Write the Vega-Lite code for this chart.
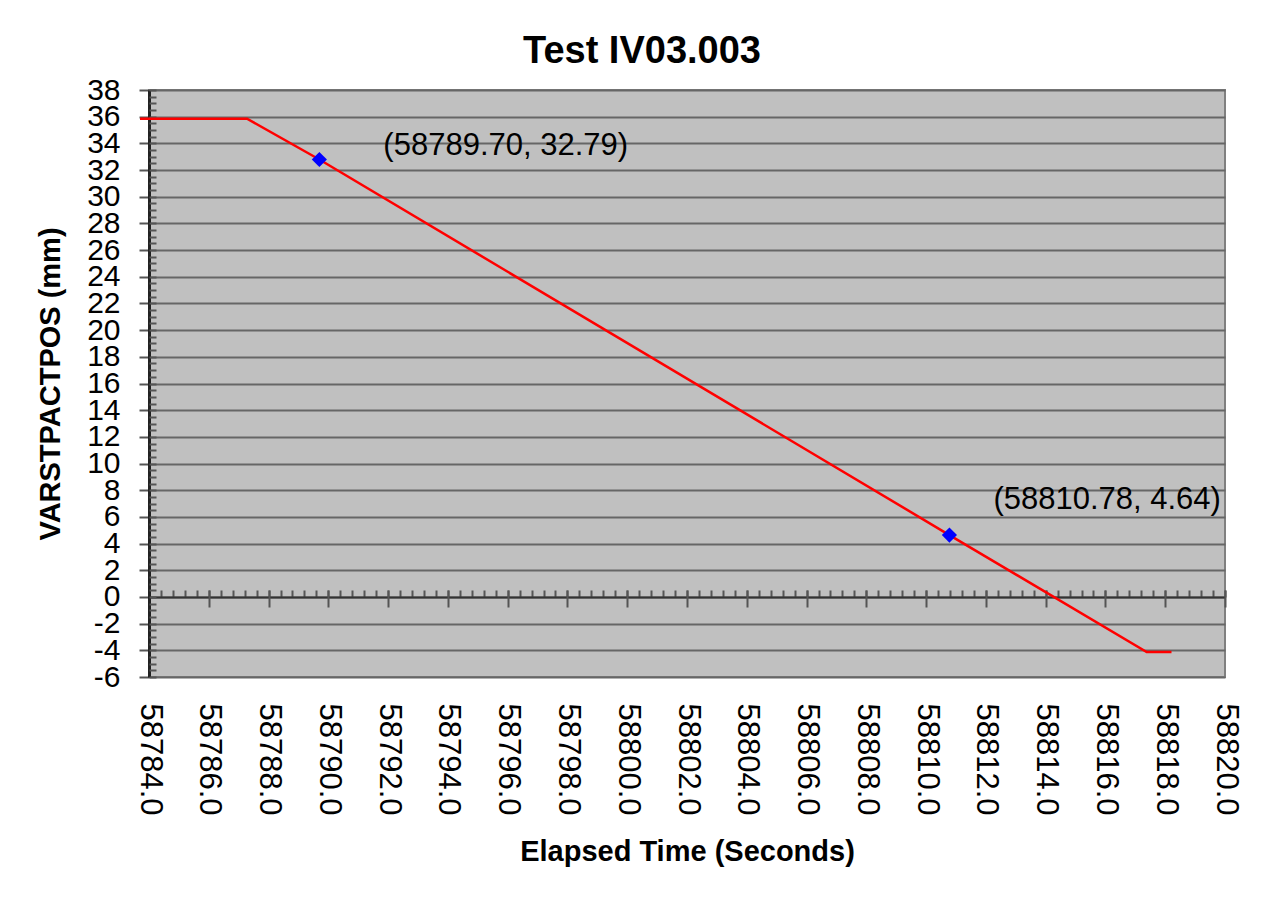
{
  "$schema": "https://vega.github.io/schema/vega-lite/v6.json",
  "width": 1076,
  "height": 587,
  "autosize": {"type": "none"},
  "padding": {"left": 149, "top": 90, "right": 45, "bottom": 222},
  "background": "white",
  "config": {
    "view": {"fill": "#C0C0C0", "stroke": "#808080", "strokeWidth": 2},
    "font": "Liberation Sans"
  },
  "title": {
    "text": "Test IV03.003",
    "fontSize": 38,
    "fontWeight": "bold",
    "font": "Liberation Sans",
    "color": "black",
    "anchor": "middle",
    "frame": "group",
    "dx": -45,
    "offset": 4
  },
  "datasets": {
    "series": [
      {"t": 58783.7, "v": 35.85},
      {"t": 58787.28, "v": 35.85},
      {"t": 58789.70, "v": 32.79},
      {"t": 58810.78, "v": 4.64},
      {"t": 58817.38, "v": -4.13},
      {"t": 58818.21, "v": -4.13}
    ],
    "marks": [
      {"t": 58789.70, "v": 32.79, "label": "(58789.70, 32.79)"},
      {"t": 58810.78, "v": 4.64, "label": "(58810.78, 4.64)"}
    ]
  },
  "layer": [
    {
      "data": {"name": "series"},
      "mark": {"type": "line", "color": "#FF0000", "strokeWidth": 2.5},
      "encoding": {
        "x": {
          "field": "t", "type": "quantitative",
          "scale": {"domain": [58784, 58820], "nice": false, "zero": false},
          "axis": {
            "orient": "bottom",
            "values": [58784,58786,58788,58790,58792,58794,58796,58798,58800,58802,58804,58806,58808,58810,58812,58814,58816,58818,58820],
            "format": ".1f",
            "labelAngle": 90,
            "labelAlign": "left",
            "labelBaseline": "middle",
            "labelFontSize": 31,
            "labelColor": "black",
            "labelPadding": 26,
            "labelOverlap": false,
            "labelBound": false,
            "labelFlush": false,
            "ticks": false,
            "tickSize": 0,
            "domain": false,
            "grid": false,
            "title": "Elapsed Time (Seconds)",
            "titleFontSize": 29,
            "titleFontWeight": "bold",
            "titleColor": "black",
            "titlePadding": 22
          }
        },
        "y": {
          "field": "v", "type": "quantitative",
          "scale": {"domain": [-6, 38], "nice": false, "zero": false},
          "axis": {
            "orient": "left",
            "values": [-6,-4,-2,0,2,4,6,8,10,12,14,16,18,20,22,24,26,28,30,32,34,36,38],
            "labelExpr": "datum.value < 0 ? '-' + abs(datum.value) : '' + datum.value",
            "labelFontSize": 30,
            "labelColor": "black",
            "labelPadding": 19,
            "labelOverlap": false,
            "labelBound": false,
            "labelFlush": false,
            "tickSize": 10,
            "tickColor": "#555555",
            "tickWidth": 2,
            "domain": true,
            "domainColor": "#222222",
            "domainWidth": 3,
            "grid": true,
            "gridColor": "#666666",
            "gridWidth": 2,
            "title": "VARSTPACTPOS (mm)",
            "titleFontSize": 29,
            "titleFontWeight": "bold",
            "titleColor": "black",
            "titlePadding": 21
          }
        }
      }
    },
    {
      "data": {"name": "marks"},
      "mark": {"type": "point", "shape": "diamond", "filled": true, "color": "#0000FF", "size": 230, "opacity": 1},
      "encoding": {
        "x": {
          "field": "t", "type": "quantitative",
          "scale": {"domain": [58784, 58820], "nice": false, "zero": false},
          "axis": {
            "orient": "bottom",
            "offset": -80,
            "values": [58784,58784.4,58784.8,58785.2,58785.6,58786,58786.4,58786.8,58787.2,58787.6,58788,58788.4,58788.8,58789.2,58789.6,58790,58790.4,58790.8,58791.2,58791.6,58792,58792.4,58792.8,58793.2,58793.6,58794,58794.4,58794.8,58795.2,58795.6,58796,58796.4,58796.8,58797.2,58797.6,58798,58798.4,58798.8,58799.2,58799.6,58800,58800.4,58800.8,58801.2,58801.6,58802,58802.4,58802.8,58803.2,58803.6,58804,58804.4,58804.8,58805.2,58805.6,58806,58806.4,58806.8,58807.2,58807.6,58808,58808.4,58808.8,58809.2,58809.6,58810,58810.4,58810.8,58811.2,58811.6,58812,58812.4,58812.8,58813.2,58813.6,58814,58814.4,58814.8,58815.2,58815.6,58816,58816.4,58816.8,58817.2,58817.6,58818,58818.4,58818.8,58819.2,58819.6,58820],
            "labels": false,
            "domain": true,
            "domainColor": "#333333",
            "domainWidth": 2,
            "ticks": true,
            "tickSize": -7,
            "tickColor": "#555555",
            "tickWidth": 2,
            "grid": false,
            "title": null
          }
        },
        "y": {
          "field": "v", "type": "quantitative",
          "scale": {"domain": [-6, 38], "nice": false, "zero": false},
          "axis": {
            "orient": "left",
            "values": [-6,-5.5,-5,-4.5,-4,-3.5,-3,-2.5,-2,-1.5,-1,-0.5,0,0.5,1,1.5,2,2.5,3,3.5,4,4.5,5,5.5,6,6.5,7,7.5,8,8.5,9,9.5,10,10.5,11,11.5,12,12.5,13,13.5,14,14.5,15,15.5,16,16.5,17,17.5,18,18.5,19,19.5,20,20.5,21,21.5,22,22.5,23,23.5,24,24.5,25,25.5,26,26.5,27,27.5,28,28.5,29,29.5,30,30.5,31,31.5,32,32.5,33,33.5,34,34.5,35,35.5,36,36.5,37,37.5,38],
            "labels": false,
            "domain": false,
            "grid": false,
            "ticks": true,
            "tickSize": -7,
            "tickColor": "#555555",
            "tickWidth": 2,
            "title": null
          }
        }
      }
    },
    {
      "data": {"name": "marks"},
      "transform": [{"filter": "datum.t < 58800"}],
      "mark": {"type": "text", "align": "left", "baseline": "middle", "dx": 64, "dy": -14, "fontSize": 31, "color": "black", "font": "Liberation Sans"},
      "encoding": {
        "x": {
          "field": "t", "type": "quantitative",
          "scale": {"domain": [58784, 58820], "nice": false, "zero": false},
          "axis": {
            "orient": "bottom",
            "offset": -87,
            "values": [58784,58786,58788,58790,58792,58794,58796,58798,58800,58802,58804,58806,58808,58810,58812,58814,58816,58818,58820],
            "labels": false,
            "domain": false,
            "ticks": true,
            "tickSize": 17,
            "tickColor": "#555555",
            "tickWidth": 2,
            "grid": false,
            "title": null
          }
        },
        "y": {
          "field": "v", "type": "quantitative",
          "scale": {"domain": [-6, 38], "nice": false, "zero": false},
          "axis": null
        },
        "text": {"field": "label", "type": "nominal"}
      }
    },
    {
      "data": {"name": "marks"},
      "transform": [{"filter": "datum.t > 58800"}],
      "mark": {"type": "text", "align": "left", "baseline": "middle", "dx": 44, "dy": -35, "fontSize": 31, "color": "black", "font": "Liberation Sans"},
      "encoding": {
        "x": {
          "field": "t", "type": "quantitative",
          "scale": {"domain": [58784, 58820], "nice": false, "zero": false},
          "axis": null
        },
        "y": {
          "field": "v", "type": "quantitative",
          "scale": {"domain": [-6, 38], "nice": false, "zero": false},
          "axis": null
        },
        "text": {"field": "label", "type": "nominal"}
      }
    }
  ],
  "resolve": {"axis": {"x": "independent", "y": "independent"}}
}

======

> **What the task asks**
Copy each line above precisely, dropping the pictures.

> **Solved exercise**
Write the Vega-Lite code for this chart.
{
  "$schema": "https://vega.github.io/schema/vega-lite/v6.json",
  "width": 1076,
  "height": 587,
  "autosize": {"type": "none"},
  "padding": {"left": 149, "top": 90, "right": 45, "bottom": 222},
  "background": "white",
  "config": {
    "view": {"fill": "#C0C0C0", "stroke": "#808080", "strokeWidth": 2},
    "font": "Liberation Sans"
  },
  "title": {
    "text": "Test IV03.003",
    "fontSize": 38,
    "fontWeight": "bold",
    "font": "Liberation Sans",
    "color": "black",
    "anchor": "middle",
    "frame": "group",
    "dx": -45,
    "offset": 4
  },
  "datasets": {
    "series": [
      {"t": 58783.7, "v": 35.85},
      {"t": 58787.28, "v": 35.85},
      {"t": 58789.70, "v": 32.79},
      {"t": 58810.78, "v": 4.64},
      {"t": 58817.38, "v": -4.13},
      {"t": 58818.21, "v": -4.13}
    ],
    "marks": [
      {"t": 58789.70, "v": 32.79, "label": "(58789.70, 32.79)"},
      {"t": 58810.78, "v": 4.64, "label": "(58810.78, 4.64)"}
    ]
  },
  "layer": [
    {
      "data": {"name": "series"},
      "mark": {"type": "line", "color": "#FF0000", "strokeWidth": 2.5},
      "encoding": {
        "x": {
          "field": "t", "type": "quantitative",
          "scale": {"domain": [58784, 58820], "nice": false, "zero": false},
          "axis": {
            "orient": "bottom",
            "values": [58784,58786,58788,58790,58792,58794,58796,58798,58800,58802,58804,58806,58808,58810,58812,58814,58816,58818,58820],
            "format": ".1f",
            "labelAngle": 90,
            "labelAlign": "left",
            "labelBaseline": "middle",
            "labelFontSize": 31,
            "labelColor": "black",
            "labelPadding": 26,
            "labelOverlap": false,
            "labelBound": false,
            "labelFlush": false,
            "ticks": false,
            "tickSize": 0,
            "domain": false,
            "grid": false,
            "title": "Elapsed Time (Seconds)",
            "titleFontSize": 29,
            "titleFontWeight": "bold",
            "titleColor": "black",
            "titlePadding": 22
          }
        },
        "y": {
          "field": "v", "type": "quantitative",
          "scale": {"domain": [-6, 38], "nice": false, "zero": false},
          "axis": {
            "orient": "left",
            "values": [-6,-4,-2,0,2,4,6,8,10,12,14,16,18,20,22,24,26,28,30,32,34,36,38],
            "labelExpr": "datum.value < 0 ? '-' + abs(datum.value) : '' + datum.value",
            "labelFontSize": 30,
            "labelColor": "black",
            "labelPadding": 19,
            "labelOverlap": false,
            "labelBound": false,
            "labelFlush": false,
            "tickSize": 10,
            "tickColor": "#555555",
            "tickWidth": 2,
            "domain": true,
            "domainColor": "#222222",
            "domainWidth": 3,
            "grid": true,
            "gridColor": "#666666",
            "gridWidth": 2,
            "title": "VARSTPACTPOS (mm)",
            "titleFontSize": 29,
            "titleFontWeight": "bold",
            "titleColor": "black",
            "titlePadding": 21
          }
        }
      }
    },
    {
      "data": {"name": "marks"},
      "mark": {"type": "point", "shape": "diamond", "filled": true, "color": "#0000FF", "size": 230, "opacity": 1},
      "encoding": {
        "x": {
          "field": "t", "type": "quantitative",
          "scale": {"domain": [58784, 58820], "nice": false, "zero": false},
          "axis": {
            "orient": "bottom",
            "offset": -80,
            "values": [58784,58784.4,58784.8,58785.2,58785.6,58786,58786.4,58786.8,58787.2,58787.6,58788,58788.4,58788.8,58789.2,58789.6,58790,58790.4,58790.8,58791.2,58791.6,58792,58792.4,58792.8,58793.2,58793.6,58794,58794.4,58794.8,58795.2,58795.6,58796,58796.4,58796.8,58797.2,58797.6,58798,58798.4,58798.8,58799.2,58799.6,58800,58800.4,58800.8,58801.2,58801.6,58802,58802.4,58802.8,58803.2,58803.6,58804,58804.4,58804.8,58805.2,58805.6,58806,58806.4,58806.8,58807.2,58807.6,58808,58808.4,58808.8,58809.2,58809.6,58810,58810.4,58810.8,58811.2,58811.6,58812,58812.4,58812.8,58813.2,58813.6,58814,58814.4,58814.8,58815.2,58815.6,58816,58816.4,58816.8,58817.2,58817.6,58818,58818.4,58818.8,58819.2,58819.6,58820],
            "labels": false,
            "domain": true,
            "domainColor": "#333333",
            "domainWidth": 2,
            "ticks": true,
            "tickSize": -7,
            "tickColor": "#555555",
            "tickWidth": 2,
            "grid": false,
            "title": null
          }
        },
        "y": {
          "field": "v", "type": "quantitative",
          "scale": {"domain": [-6, 38], "nice": false, "zero": false},
          "axis": {
            "orient": "left",
            "values": [-6,-5.5,-5,-4.5,-4,-3.5,-3,-2.5,-2,-1.5,-1,-0.5,0,0.5,1,1.5,2,2.5,3,3.5,4,4.5,5,5.5,6,6.5,7,7.5,8,8.5,9,9.5,10,10.5,11,11.5,12,12.5,13,13.5,14,14.5,15,15.5,16,16.5,17,17.5,18,18.5,19,19.5,20,20.5,21,21.5,22,22.5,23,23.5,24,24.5,25,25.5,26,26.5,27,27.5,28,28.5,29,29.5,30,30.5,31,31.5,32,32.5,33,33.5,34,34.5,35,35.5,36,36.5,37,37.5,38],
            "labels": false,
            "domain": false,
            "grid": false,
            "ticks": true,
            "tickSize": -7,
            "tickColor": "#555555",
            "tickWidth": 2,
            "title": null
          }
        }
      }
    },
    {
      "data": {"name": "marks"},
      "transform": [{"filter": "datum.t < 58800"}],
      "mark": {"type": "text", "align": "left", "baseline": "middle", "dx": 64, "dy": -14, "fontSize": 31, "color": "black", "font": "Liberation Sans"},
      "encoding": {
        "x": {
          "field": "t", "type": "quantitative",
          "scale": {"domain": [58784, 58820], "nice": false, "zero": false},
          "axis": {
            "orient": "bottom",
            "offset": -87,
            "values": [58784,58786,58788,58790,58792,58794,58796,58798,58800,58802,58804,58806,58808,58810,58812,58814,58816,58818,58820],
            "labels": false,
            "domain": false,
            "ticks": true,
            "tickSize": 17,
            "tickColor": "#555555",
            "tickWidth": 2,
            "grid": false,
            "title": null
          }
        },
        "y": {
          "field": "v", "type": "quantitative",
          "scale": {"domain": [-6, 38], "nice": false, "zero": false},
          "axis": null
        },
        "text": {"field": "label", "type": "nominal"}
      }
    },
    {
      "data": {"name": "marks"},
      "transform": [{"filter": "datum.t > 58800"}],
      "mark": {"type": "text", "align": "left", "baseline": "middle", "dx": 44, "dy": -35, "fontSize": 31, "color": "black", "font": "Liberation Sans"},
      "encoding": {
        "x": {
          "field": "t", "type": "quantitative",
          "scale": {"domain": [58784, 58820], "nice": false, "zero": false},
          "axis": null
        },
        "y": {
          "field": "v", "type": "quantitative",
          "scale": {"domain": [-6, 38], "nice": false, "zero": false},
          "axis": null
        },
        "text": {"field": "label", "type": "nominal"}
      }
    }
  ],
  "resolve": {"axis": {"x": "independent", "y": "independent"}}
}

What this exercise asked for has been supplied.